(Saved data entries)
○ ○ ○

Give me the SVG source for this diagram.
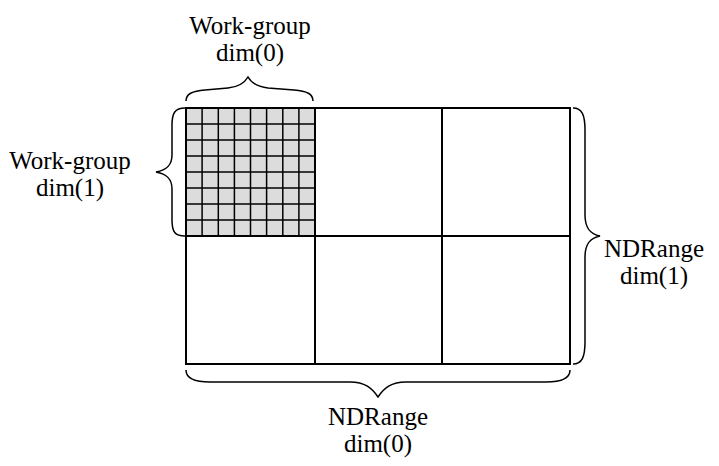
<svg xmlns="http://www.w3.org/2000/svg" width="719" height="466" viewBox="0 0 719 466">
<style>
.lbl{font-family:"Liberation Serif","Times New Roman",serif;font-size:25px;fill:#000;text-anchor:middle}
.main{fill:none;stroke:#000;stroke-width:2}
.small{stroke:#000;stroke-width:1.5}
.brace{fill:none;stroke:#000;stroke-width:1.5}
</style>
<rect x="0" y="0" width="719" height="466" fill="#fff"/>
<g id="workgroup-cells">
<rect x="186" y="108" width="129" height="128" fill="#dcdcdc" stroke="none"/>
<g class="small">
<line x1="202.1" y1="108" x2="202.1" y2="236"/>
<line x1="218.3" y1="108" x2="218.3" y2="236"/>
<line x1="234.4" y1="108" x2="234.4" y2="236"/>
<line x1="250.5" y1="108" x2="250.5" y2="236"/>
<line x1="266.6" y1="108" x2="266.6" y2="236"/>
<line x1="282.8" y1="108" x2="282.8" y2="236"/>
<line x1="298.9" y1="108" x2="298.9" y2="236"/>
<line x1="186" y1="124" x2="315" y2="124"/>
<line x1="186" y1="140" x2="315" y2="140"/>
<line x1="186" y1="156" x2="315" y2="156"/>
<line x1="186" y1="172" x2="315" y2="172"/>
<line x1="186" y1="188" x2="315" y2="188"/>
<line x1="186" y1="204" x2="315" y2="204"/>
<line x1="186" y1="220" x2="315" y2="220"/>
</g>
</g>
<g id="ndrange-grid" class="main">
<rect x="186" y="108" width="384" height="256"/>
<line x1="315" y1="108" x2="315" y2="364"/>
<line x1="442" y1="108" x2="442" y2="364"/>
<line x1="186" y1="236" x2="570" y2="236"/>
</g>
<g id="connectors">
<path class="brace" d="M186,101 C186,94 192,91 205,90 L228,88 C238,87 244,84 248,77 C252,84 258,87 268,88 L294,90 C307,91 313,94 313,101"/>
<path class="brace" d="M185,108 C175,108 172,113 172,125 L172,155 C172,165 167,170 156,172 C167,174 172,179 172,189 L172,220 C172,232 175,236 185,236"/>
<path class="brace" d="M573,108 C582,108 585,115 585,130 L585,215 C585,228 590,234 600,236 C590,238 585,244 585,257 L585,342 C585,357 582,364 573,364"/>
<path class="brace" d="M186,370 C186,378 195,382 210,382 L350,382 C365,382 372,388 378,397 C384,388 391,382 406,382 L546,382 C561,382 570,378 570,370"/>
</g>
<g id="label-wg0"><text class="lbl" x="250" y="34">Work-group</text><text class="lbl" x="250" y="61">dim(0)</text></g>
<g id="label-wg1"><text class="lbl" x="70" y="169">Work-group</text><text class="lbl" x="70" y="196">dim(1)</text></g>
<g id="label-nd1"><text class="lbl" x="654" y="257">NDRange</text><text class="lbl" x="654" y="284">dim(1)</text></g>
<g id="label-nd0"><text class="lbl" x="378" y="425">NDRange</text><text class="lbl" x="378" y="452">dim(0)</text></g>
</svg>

○ ○ ○

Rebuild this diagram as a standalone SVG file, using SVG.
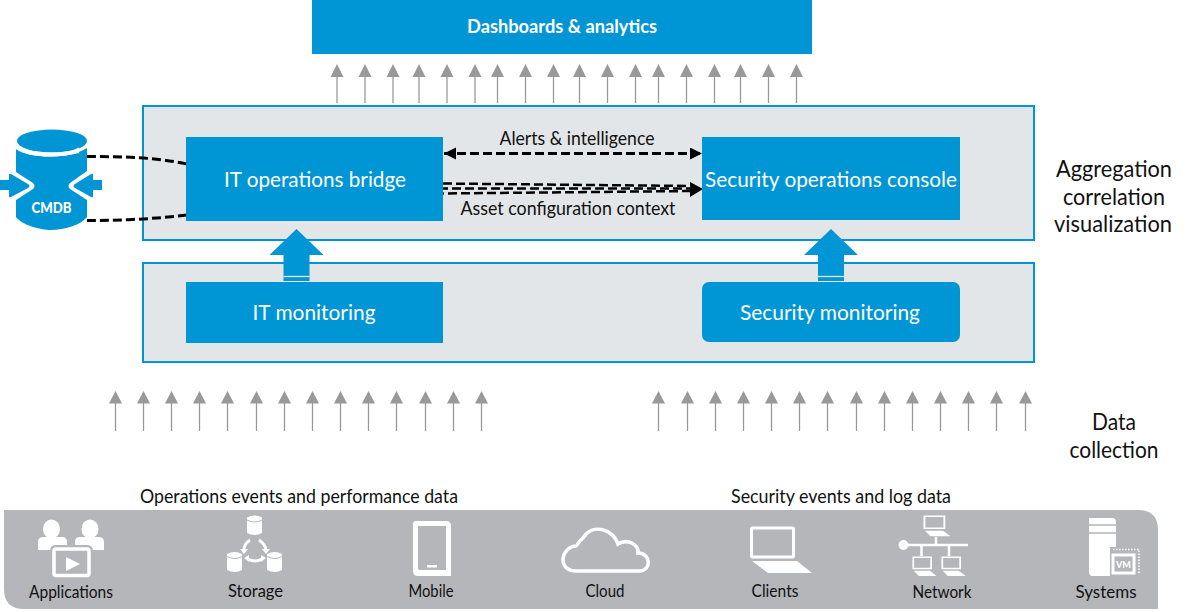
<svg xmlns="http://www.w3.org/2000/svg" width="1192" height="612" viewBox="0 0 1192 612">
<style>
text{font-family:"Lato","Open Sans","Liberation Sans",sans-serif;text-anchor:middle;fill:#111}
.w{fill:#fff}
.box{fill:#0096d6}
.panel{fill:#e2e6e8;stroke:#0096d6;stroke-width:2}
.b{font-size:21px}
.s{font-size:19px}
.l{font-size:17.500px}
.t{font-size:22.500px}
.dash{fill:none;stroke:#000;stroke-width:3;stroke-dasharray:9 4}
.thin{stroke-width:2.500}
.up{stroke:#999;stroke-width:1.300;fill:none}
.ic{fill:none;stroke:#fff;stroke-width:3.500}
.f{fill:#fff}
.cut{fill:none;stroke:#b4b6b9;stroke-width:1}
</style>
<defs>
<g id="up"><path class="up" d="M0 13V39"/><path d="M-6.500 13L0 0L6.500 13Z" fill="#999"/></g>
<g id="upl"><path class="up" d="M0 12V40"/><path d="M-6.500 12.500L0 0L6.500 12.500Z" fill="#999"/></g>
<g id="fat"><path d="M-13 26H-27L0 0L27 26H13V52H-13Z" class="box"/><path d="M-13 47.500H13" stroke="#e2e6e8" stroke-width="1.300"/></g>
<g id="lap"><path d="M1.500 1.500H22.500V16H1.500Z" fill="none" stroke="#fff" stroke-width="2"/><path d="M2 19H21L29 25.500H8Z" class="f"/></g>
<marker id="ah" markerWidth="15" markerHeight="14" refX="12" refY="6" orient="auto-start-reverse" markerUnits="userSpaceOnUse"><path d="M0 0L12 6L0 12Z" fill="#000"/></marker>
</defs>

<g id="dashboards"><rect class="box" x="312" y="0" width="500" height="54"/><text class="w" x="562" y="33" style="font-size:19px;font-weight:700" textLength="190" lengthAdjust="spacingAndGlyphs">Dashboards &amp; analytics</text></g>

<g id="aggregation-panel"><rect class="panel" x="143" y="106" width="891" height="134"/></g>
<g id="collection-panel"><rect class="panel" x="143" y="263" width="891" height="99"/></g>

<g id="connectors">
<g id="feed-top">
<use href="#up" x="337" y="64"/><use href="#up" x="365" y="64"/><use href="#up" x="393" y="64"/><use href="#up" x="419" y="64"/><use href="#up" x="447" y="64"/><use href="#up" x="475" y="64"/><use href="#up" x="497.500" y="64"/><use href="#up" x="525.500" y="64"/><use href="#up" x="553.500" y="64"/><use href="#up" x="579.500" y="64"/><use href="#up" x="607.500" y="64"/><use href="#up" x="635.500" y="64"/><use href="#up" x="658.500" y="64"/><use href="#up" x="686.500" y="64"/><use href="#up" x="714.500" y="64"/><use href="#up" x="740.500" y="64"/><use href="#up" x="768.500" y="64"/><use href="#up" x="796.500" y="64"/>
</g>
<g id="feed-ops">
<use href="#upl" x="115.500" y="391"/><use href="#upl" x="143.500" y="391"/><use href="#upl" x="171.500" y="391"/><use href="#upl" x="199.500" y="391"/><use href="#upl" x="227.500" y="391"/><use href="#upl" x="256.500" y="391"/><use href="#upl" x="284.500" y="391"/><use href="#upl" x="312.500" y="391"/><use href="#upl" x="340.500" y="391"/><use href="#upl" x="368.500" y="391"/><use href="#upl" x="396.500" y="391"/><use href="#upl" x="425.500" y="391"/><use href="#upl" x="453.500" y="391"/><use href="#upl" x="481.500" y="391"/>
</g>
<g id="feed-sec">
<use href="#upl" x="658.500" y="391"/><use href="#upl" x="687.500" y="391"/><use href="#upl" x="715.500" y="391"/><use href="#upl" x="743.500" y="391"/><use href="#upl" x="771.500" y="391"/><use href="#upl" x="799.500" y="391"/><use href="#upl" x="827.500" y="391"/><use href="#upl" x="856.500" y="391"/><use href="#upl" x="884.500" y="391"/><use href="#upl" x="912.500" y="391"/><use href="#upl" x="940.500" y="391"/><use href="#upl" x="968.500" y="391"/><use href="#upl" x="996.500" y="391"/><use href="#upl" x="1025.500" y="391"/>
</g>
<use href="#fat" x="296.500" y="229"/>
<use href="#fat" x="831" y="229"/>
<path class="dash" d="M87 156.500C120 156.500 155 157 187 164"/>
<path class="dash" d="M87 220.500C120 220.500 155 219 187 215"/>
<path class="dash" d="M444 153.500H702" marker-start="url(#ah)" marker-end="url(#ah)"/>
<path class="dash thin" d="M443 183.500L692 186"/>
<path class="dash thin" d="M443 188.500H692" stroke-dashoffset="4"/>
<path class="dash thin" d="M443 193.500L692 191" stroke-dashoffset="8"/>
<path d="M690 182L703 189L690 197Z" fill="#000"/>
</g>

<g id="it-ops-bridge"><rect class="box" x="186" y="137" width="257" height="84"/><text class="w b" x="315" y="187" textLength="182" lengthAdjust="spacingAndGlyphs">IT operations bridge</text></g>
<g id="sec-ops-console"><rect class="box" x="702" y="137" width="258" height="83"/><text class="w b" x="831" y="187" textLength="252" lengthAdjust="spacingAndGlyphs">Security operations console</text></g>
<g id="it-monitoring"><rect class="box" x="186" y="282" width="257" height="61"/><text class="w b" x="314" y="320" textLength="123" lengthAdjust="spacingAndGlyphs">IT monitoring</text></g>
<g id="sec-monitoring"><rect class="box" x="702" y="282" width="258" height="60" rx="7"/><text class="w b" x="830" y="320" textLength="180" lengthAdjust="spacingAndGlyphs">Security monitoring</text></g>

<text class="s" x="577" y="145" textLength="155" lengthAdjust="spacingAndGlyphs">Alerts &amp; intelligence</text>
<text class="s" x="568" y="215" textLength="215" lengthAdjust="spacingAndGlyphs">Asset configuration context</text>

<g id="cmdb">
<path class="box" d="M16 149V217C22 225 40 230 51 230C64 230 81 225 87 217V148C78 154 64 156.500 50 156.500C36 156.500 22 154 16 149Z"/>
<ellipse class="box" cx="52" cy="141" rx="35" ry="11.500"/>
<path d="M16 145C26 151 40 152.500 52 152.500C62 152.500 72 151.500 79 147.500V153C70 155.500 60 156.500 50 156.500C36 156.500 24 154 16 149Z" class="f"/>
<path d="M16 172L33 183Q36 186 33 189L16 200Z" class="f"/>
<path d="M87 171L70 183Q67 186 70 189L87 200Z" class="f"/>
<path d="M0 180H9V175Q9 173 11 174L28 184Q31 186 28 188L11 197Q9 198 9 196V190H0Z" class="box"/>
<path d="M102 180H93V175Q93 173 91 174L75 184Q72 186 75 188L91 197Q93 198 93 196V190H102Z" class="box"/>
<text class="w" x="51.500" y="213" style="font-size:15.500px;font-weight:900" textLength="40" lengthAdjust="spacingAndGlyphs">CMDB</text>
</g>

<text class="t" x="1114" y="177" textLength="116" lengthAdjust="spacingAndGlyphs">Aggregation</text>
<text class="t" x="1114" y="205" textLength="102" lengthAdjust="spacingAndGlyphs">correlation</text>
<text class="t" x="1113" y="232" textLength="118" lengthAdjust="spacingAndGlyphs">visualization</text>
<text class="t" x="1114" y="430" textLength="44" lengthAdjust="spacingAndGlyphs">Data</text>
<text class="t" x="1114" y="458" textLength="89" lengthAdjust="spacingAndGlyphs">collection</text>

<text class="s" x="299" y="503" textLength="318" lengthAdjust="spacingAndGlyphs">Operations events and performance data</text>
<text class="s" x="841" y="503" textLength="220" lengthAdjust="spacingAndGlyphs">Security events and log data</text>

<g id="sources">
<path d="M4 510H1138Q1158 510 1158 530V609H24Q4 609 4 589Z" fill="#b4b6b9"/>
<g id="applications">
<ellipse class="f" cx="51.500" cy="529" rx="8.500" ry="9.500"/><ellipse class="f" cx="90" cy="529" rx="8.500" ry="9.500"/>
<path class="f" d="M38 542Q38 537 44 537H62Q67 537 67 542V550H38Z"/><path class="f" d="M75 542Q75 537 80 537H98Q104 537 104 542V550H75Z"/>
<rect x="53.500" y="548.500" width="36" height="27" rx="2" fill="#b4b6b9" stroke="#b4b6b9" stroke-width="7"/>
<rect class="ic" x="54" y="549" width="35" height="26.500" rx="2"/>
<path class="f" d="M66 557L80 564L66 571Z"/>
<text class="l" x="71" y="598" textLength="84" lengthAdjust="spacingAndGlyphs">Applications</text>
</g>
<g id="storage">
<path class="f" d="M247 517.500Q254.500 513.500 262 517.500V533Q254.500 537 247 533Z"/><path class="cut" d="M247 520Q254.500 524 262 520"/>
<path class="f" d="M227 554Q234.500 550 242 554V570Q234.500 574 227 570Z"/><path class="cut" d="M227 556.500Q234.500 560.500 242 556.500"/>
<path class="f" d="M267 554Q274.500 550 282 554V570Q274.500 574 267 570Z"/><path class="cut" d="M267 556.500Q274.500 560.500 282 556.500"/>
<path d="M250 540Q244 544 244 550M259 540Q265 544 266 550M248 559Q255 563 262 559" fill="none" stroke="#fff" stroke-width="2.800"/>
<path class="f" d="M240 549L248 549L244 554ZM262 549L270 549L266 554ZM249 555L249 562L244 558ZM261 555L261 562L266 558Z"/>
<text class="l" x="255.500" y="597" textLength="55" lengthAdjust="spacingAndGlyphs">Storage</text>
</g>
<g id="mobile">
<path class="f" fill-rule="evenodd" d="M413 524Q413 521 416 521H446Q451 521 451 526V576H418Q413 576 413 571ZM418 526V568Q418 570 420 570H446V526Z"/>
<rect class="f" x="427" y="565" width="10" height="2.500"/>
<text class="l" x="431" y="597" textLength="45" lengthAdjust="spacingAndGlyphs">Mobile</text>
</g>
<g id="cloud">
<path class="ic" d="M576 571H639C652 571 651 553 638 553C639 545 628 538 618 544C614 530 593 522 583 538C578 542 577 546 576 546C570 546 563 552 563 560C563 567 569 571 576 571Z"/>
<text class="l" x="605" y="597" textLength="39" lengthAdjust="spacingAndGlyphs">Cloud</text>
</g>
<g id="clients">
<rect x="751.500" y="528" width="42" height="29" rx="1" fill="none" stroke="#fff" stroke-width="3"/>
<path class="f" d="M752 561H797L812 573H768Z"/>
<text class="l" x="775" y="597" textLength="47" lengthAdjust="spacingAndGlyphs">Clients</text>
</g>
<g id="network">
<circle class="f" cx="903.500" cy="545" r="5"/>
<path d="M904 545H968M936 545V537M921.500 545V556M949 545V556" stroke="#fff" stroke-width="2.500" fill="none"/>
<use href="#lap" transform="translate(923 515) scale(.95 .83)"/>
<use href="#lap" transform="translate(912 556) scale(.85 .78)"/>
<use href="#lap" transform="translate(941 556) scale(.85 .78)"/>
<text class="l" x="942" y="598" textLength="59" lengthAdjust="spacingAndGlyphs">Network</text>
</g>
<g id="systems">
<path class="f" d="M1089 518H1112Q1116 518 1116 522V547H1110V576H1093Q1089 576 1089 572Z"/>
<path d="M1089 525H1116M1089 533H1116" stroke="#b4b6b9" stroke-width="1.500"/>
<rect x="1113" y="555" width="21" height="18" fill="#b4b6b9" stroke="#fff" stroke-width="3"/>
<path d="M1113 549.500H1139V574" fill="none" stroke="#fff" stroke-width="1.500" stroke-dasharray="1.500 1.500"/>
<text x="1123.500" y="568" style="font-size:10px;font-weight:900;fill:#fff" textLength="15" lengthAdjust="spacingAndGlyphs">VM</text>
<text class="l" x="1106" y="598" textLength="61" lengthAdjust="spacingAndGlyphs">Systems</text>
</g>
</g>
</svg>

○ ○ ○

» **WHAT THIS TASK INVOLVES**:
In the entries above, identify every line with the string "diagram".

» **FINISHED EXERCISE**:
Give me the SVG source for this diagram.
Rebuild this diagram as a standalone SVG file, using SVG.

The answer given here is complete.